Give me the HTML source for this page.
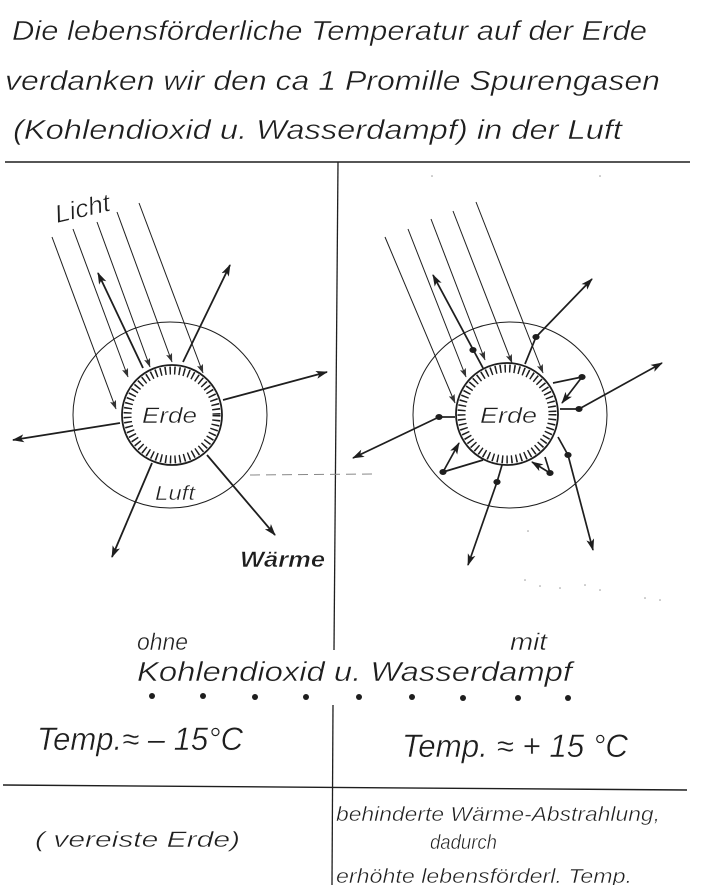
<!DOCTYPE html>
<html>
<head>
<meta charset="utf-8">
<style>
  html, body { margin:0; padding:0; background:#fff; }
  svg { display:block; }
  text { font-family: "Liberation Sans", "DejaVu Sans", sans-serif; font-style: italic; fill:#1e1e1e; stroke:#fff; stroke-width:0.45px; }
</style>
</head>
<body>
<svg width="705" height="885" viewBox="0 0 705 885" xmlns="http://www.w3.org/2000/svg">
  <defs>
    <marker id="h" viewBox="0 0 12 8" refX="11" refY="4" markerWidth="12" markerHeight="8" markerUnits="userSpaceOnUse" orient="auto">
      <path d="M0,0 L12,4 L0,8 L3,4 z" fill="#1e1e1e"/>
    </marker>
    <marker id="r" viewBox="0 0 10 7" refX="9.5" refY="3.5" markerWidth="9" markerHeight="7" markerUnits="userSpaceOnUse" orient="auto">
      <path d="M0,0 L10,3.5 L0,7 L2,3.5 z" fill="#333"/>
    </marker>
  </defs>
  <rect width="705" height="885" fill="#fff"/>

  <!-- Title -->
  <text x="12" y="40" font-size="28" textLength="635" lengthAdjust="spacingAndGlyphs">Die lebensförderliche Temperatur auf der Erde</text>
  <text x="5" y="90" font-size="28" textLength="655" lengthAdjust="spacingAndGlyphs">verdanken wir den ca 1 Promille Spurengasen</text>
  <text x="13" y="139" font-size="28" textLength="609" lengthAdjust="spacingAndGlyphs">(Kohlendioxid u. Wasserdampf) in der Luft</text>

  <!-- Frame lines -->
  <g stroke="#1e1e1e" fill="none">
    <line x1="5" y1="162" x2="690" y2="162" stroke-width="1.6"/>
    <line x1="338" y1="162" x2="334" y2="650" stroke-width="1.3"/>
    <line x1="333" y1="705" x2="332" y2="885" stroke-width="1.3"/>
    <line x1="3" y1="785" x2="687" y2="790" stroke-width="1.4"/>
  </g>

  <!-- dashed faint line -->
  <line x1="250" y1="475" x2="373" y2="474" stroke="#888" stroke-width="1" stroke-dasharray="10 6"/>

  <!-- ========== LEFT DIAGRAM ========== -->
  <g stroke="#1e1e1e" fill="none">
    <ellipse cx="170" cy="415" rx="97" ry="93" stroke-width="1"/>
    <circle cx="172" cy="415" r="50" fill="#fff" stroke-width="1.8"/>
    <circle cx="172" cy="415" r="44.5" stroke-width="8" stroke-dasharray="1.5 3.2"/>

    <!-- light rays -->
    <g stroke-width="1">
      <line x1="52" y1="237" x2="116" y2="409" marker-end="url(#r)"/>
      <line x1="73" y1="229" x2="128" y2="377" marker-end="url(#r)"/>
      <line x1="97" y1="222" x2="150" y2="367" marker-end="url(#r)"/>
      <line x1="117" y1="212" x2="172" y2="362" marker-end="url(#r)"/>
      <line x1="139" y1="203" x2="203" y2="373" marker-end="url(#r)"/>
    </g>
    <!-- reflected -->
    <line x1="143" y1="368" x2="98" y2="273" stroke-width="1.8" marker-end="url(#h)"/>
    <!-- heat arrows -->
    <g stroke-width="1.8">
      <line x1="183" y1="362" x2="230" y2="265" marker-end="url(#h)"/>
      <line x1="223" y1="400" x2="327" y2="372" marker-end="url(#h)"/>
      <line x1="120" y1="423" x2="13" y2="440" marker-end="url(#h)"/>
      <line x1="152" y1="463" x2="112" y2="557" marker-end="url(#h)"/>
      <line x1="207" y1="455" x2="275" y2="535" marker-end="url(#h)"/>
    </g>
  </g>
  <text x="57" y="223" font-size="25" textLength="56" lengthAdjust="spacingAndGlyphs" transform="rotate(-13 57 223)">Licht</text>
  <text x="142" y="423" font-size="22" textLength="55" lengthAdjust="spacingAndGlyphs">Erde</text>
  <text x="155" y="500" font-size="20" textLength="40" lengthAdjust="spacingAndGlyphs">Luft</text>
  <text x="240" y="567" font-size="22" font-weight="bold" textLength="85" lengthAdjust="spacingAndGlyphs">Wärme</text>

  <!-- ========== RIGHT DIAGRAM ========== -->
  <g stroke="#1e1e1e" fill="none">
    <ellipse cx="510" cy="415" rx="97" ry="93" stroke-width="1"/>
    <circle cx="507" cy="414" r="51" fill="#fff" stroke-width="1.8"/>
    <circle cx="507" cy="414" r="45.5" stroke-width="8" stroke-dasharray="1.5 3.2"/>

    <g stroke-width="1">
      <line x1="385" y1="237" x2="455" y2="403" marker-end="url(#r)"/>
      <line x1="408" y1="229" x2="466" y2="377" marker-end="url(#r)"/>
      <line x1="431" y1="219" x2="485" y2="360" marker-end="url(#r)"/>
      <line x1="453" y1="211" x2="512" y2="363" marker-end="url(#r)"/>
      <line x1="476" y1="202" x2="543" y2="373" marker-end="url(#r)"/>
    </g>
    <line x1="483" y1="368" x2="433" y2="275" stroke-width="1.8" marker-end="url(#h)"/>

    <g stroke-width="1.7">
      <line x1="525" y1="364" x2="536" y2="337"/>
      <line x1="536" y1="337" x2="592" y2="279" marker-end="url(#h)"/>
      <line x1="553" y1="383" x2="582" y2="377"/>
      <line x1="582" y1="377" x2="562" y2="403" marker-end="url(#h)"/>
      <line x1="560" y1="409" x2="579" y2="409"/>
      <line x1="579" y1="409" x2="662" y2="363" marker-end="url(#h)"/>
      <line x1="455" y1="417" x2="439" y2="417"/>
      <line x1="439" y1="417" x2="353" y2="458" marker-end="url(#h)"/>
      <line x1="483" y1="460" x2="443" y2="472"/>
      <line x1="443" y1="472" x2="459" y2="443" marker-end="url(#h)"/>
      <line x1="502" y1="465" x2="497" y2="482"/>
      <line x1="497" y1="482" x2="468" y2="565" marker-end="url(#h)"/>
      <line x1="545" y1="457" x2="550" y2="473"/>
      <line x1="550" y1="473" x2="532" y2="462" marker-end="url(#h)"/>
      <line x1="558" y1="437" x2="568" y2="455"/>
      <line x1="568" y1="455" x2="593" y2="550" marker-end="url(#h)"/>
    </g>
  </g>
  <g fill="#1e1e1e">
    <ellipse cx="473" cy="350" rx="3.6" ry="3"/>
    <ellipse cx="536" cy="337" rx="3.6" ry="3"/>
    <ellipse cx="582" cy="377" rx="3.6" ry="3"/>
    <ellipse cx="579" cy="409" rx="3.6" ry="3"/>
    <ellipse cx="439" cy="417" rx="3.6" ry="3"/>
    <ellipse cx="443" cy="472" rx="3.6" ry="3"/>
    <ellipse cx="497" cy="482" rx="3.6" ry="3"/>
    <ellipse cx="550" cy="473" rx="3.6" ry="3"/>
    <ellipse cx="568" cy="455" rx="3.6" ry="3"/>
  </g>
  <text x="480" y="423" font-size="22" textLength="57" lengthAdjust="spacingAndGlyphs">Erde</text>

  <!-- specks -->
  <g fill="#999">
    <circle cx="525" cy="580" r="0.8"/><circle cx="540" cy="586" r="0.8"/>
    <circle cx="560" cy="588" r="0.8"/><circle cx="585" cy="585" r="0.8"/>
    <circle cx="600" cy="590" r="0.8"/><circle cx="645" cy="598" r="0.8"/>
    <circle cx="660" cy="600" r="0.8"/><circle cx="528" cy="531" r="0.8"/>
    <circle cx="432" cy="176" r="0.8"/><circle cx="600" cy="176" r="0.8"/>
  </g>

  <!-- ========== BOTTOM TEXT ========== -->
  <text x="137" y="650" font-size="24" textLength="51" lengthAdjust="spacingAndGlyphs">ohne</text>
  <text x="510" y="650" font-size="24" textLength="37" lengthAdjust="spacingAndGlyphs">mit</text>
  <text x="137" y="681" font-size="28" textLength="435" lengthAdjust="spacingAndGlyphs">Kohlendioxid u. Wasserdampf</text>
  <g fill="#1e1e1e">
    <circle cx="152" cy="696" r="3"/><circle cx="203" cy="696" r="3"/>
    <circle cx="255" cy="697" r="3"/><circle cx="306" cy="697" r="3"/>
    <circle cx="359" cy="697" r="3"/><circle cx="412" cy="697" r="3"/>
    <circle cx="463" cy="698" r="3"/><circle cx="518" cy="698" r="3"/>
    <circle cx="568" cy="698" r="3"/>
  </g>
  <text x="37" y="750" font-size="32" textLength="206" lengthAdjust="spacingAndGlyphs">Temp.≈ – 15°C</text>
  <text x="402" y="757" font-size="32" textLength="226" lengthAdjust="spacingAndGlyphs">Temp. ≈ + 15 °C</text>

  <text x="35" y="847" font-size="22" textLength="205" lengthAdjust="spacingAndGlyphs">( vereiste Erde)</text>
  <text x="336" y="821" font-size="20" textLength="324" lengthAdjust="spacingAndGlyphs">behinderte Wärme-Abstrahlung,</text>
  <text x="430" y="849" font-size="20" textLength="67" lengthAdjust="spacingAndGlyphs">dadurch</text>
  <text x="336" y="883" font-size="20" textLength="296" lengthAdjust="spacingAndGlyphs">erhöhte lebensförderl. Temp.</text>
</svg>
</body>
</html>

▸ Goal of the exercise: Repeat, exactly and in full, each line from the start of the data to the line that contains "in der Luft</text>". Pictures do not go in.

▸ Exercise answer:
Give me the HTML source for this page.
<!DOCTYPE html>
<html>
<head>
<meta charset="utf-8">
<style>
  html, body { margin:0; padding:0; background:#fff; }
  svg { display:block; }
  text { font-family: "Liberation Sans", "DejaVu Sans", sans-serif; font-style: italic; fill:#1e1e1e; stroke:#fff; stroke-width:0.45px; }
</style>
</head>
<body>
<svg width="705" height="885" viewBox="0 0 705 885" xmlns="http://www.w3.org/2000/svg">
  <defs>
    <marker id="h" viewBox="0 0 12 8" refX="11" refY="4" markerWidth="12" markerHeight="8" markerUnits="userSpaceOnUse" orient="auto">
      <path d="M0,0 L12,4 L0,8 L3,4 z" fill="#1e1e1e"/>
    </marker>
    <marker id="r" viewBox="0 0 10 7" refX="9.5" refY="3.5" markerWidth="9" markerHeight="7" markerUnits="userSpaceOnUse" orient="auto">
      <path d="M0,0 L10,3.5 L0,7 L2,3.5 z" fill="#333"/>
    </marker>
  </defs>
  <rect width="705" height="885" fill="#fff"/>

  <!-- Title -->
  <text x="12" y="40" font-size="28" textLength="635" lengthAdjust="spacingAndGlyphs">Die lebensförderliche Temperatur auf der Erde</text>
  <text x="5" y="90" font-size="28" textLength="655" lengthAdjust="spacingAndGlyphs">verdanken wir den ca 1 Promille Spurengasen</text>
  <text x="13" y="139" font-size="28" textLength="609" lengthAdjust="spacingAndGlyphs">(Kohlendioxid u. Wasserdampf) in der Luft</text>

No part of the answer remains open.